Thrashin’ Jack is my go to guy. Adorable, cheerful, daring, whimsical. Also impulsive and impetuous, Thrashin’ Jack is always getting himself into trouble. If he is my alter ego in any way, it would have to be expressed via this last characteristic.
In the months – nay, years, I realize now – in the runup to writing Here and Now, Thrashin’ Jack came to mind as the adventurer who would carouse the pages of my work, making light of ideas that came across as heavy, finding simplicity amidst the complex, and poking holes in any windbags of pompous arrogance that all too often seem to show up in writings about spirituality.
Fair enough. But why a skateboarder?
Believe it or not, skateboarding strikes me as an international symbol, one of the first. I realized that when I was living in Taiwan. I was sitting in an average office one day – everything Chinese inside just as there was everything Chinese outside. Except for one thing. I looked out the window and saw a boy crashing his skateboard in the parking lot. I burst out laughing, wondering what the hell a skateboard was doing in China.
It immediately sparked the memory of my own flirtation with thrashing at our local Cathedral of Christ the King – built on what passed for a hill – in my hometown. All the thrashers (ie skateboarders) used to gather on the south side of the cathedral to practice our ollies, pop shove its and other thrashing moves. It was our skatepark, a decade before anyone thought up the term.

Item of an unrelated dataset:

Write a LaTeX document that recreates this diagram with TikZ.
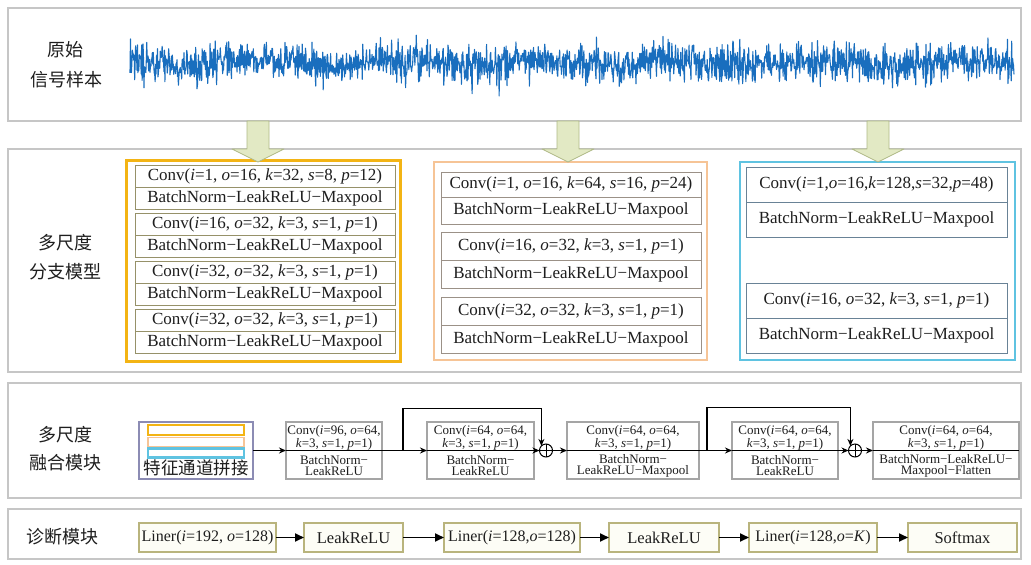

Of course, being that my family always struggled for money, I had brought with me a very old, wide, wood, and (key) heavy skateboard that I think I had dug up at St. Vincent de Paul’s or some other second hand store. The other kids, however, sported new, flashy, narrow, plastic and (key) very light skateboards. They even had these really cool decals on their boards. I felt so out of place.
Needless to say, in that heartwarming way that children have, they quickly laughed me into utter humiliation. As I recall, I never went back.
Even so, I never forgot my fascination with thrashing.
Thus, decades later, when I was casting about for a cartoon character to express myself artistically, Thrashin’ Jack was born.
Now, those aspiring to become illustrators might be surprised to learn that I am largely self-taught. Indeed, my eighth grade art class taught me not to draw – both because of the teacher’s evident disinterest in the subject and Sandy, the truly enthralling girl sitting next to me. No, the first drawing in earnest of my life came from, unsurprisingly, a challenge of Manya’s. I had followed her to Java with an engagement ring in my pocket that she did not know about, but which made things a bit, well, tense between us. One day, in exasperation, she handed me a sketchpad saying, “The town is surrounded by temples. Choose one and draw what you see.” I did.
Years later, for lack of anything else to do after experiencing a rather severe disappointment in theatre, I again took up illustration. My comics were carried for a while in a local paper. Inevitably, I made a number of truly awful rookie mistakes. My character was named Bosatsu – the Japanese term for
Nevertheless, it was a start. All in all, one can readily see that Bosatsu bears a striking resemblance to Thrashin’ Jack.
Over time, I learned to listen to my readers more. I kept my core concepts, but I made them much more approachable.
For example, the Om symbol gave way to a planet with a moon encircling it, or maybe it is a stylized Saturn with a simple ring. Does it matter? I learned that it truly doesn’t, as readers get the point, anyway, that it celebrates something beyond our pale blue dot.
His eyes, ears, and shoes got a lot cuter. His helmet grew rounder, therefore, more pleasing to the eye. His erstwhile companions, a cat and a bird, gave way to a far more rambunctious ginger tabby named Lotus (inspired by our athletic troublemaker at home). I created my own font, called ThrashinJack, of course. (Email me if you’d like a copy to install on your computer.)
Even his skateboard changed. Gone was the pompous Yin Yang symbol – expressing an essential duality to the universe – replaced with a simple ice cream cone. Yes, there is a melting drop on it, of course, noting the brevity of time. But the message was far less complex – in essence, don’t waste this lifetime since it’s all you get.
In short, Thrashin’ Jack was a lot more fun.
(For example, what flavor ice cream do you suppose it is? Well, it’s your favorite, of course. If you ask mine, I go back and forth between mint chocolate chip and rocky road. Ice cream cognoscenti take for granted that mint chocolate chip, originally named Mint Royale, was invented by a culinary student and presented to the royals during Princess Anne’s wedding in the 70s – and that Rocky Road is a child of the Great Depression, marketed a nickel at a time as an escape from the economic difficulties of that era. Yes, those who take their ice cream seriously know this. Others just adore eating it.)
And it is that fun at the heart of Thrashin’ Jack that makes such an ideal companion for me as I plumb the deep concepts of my mind, my soul, and present them to the world. Hopefully in a whimsical manner. I hope you agree.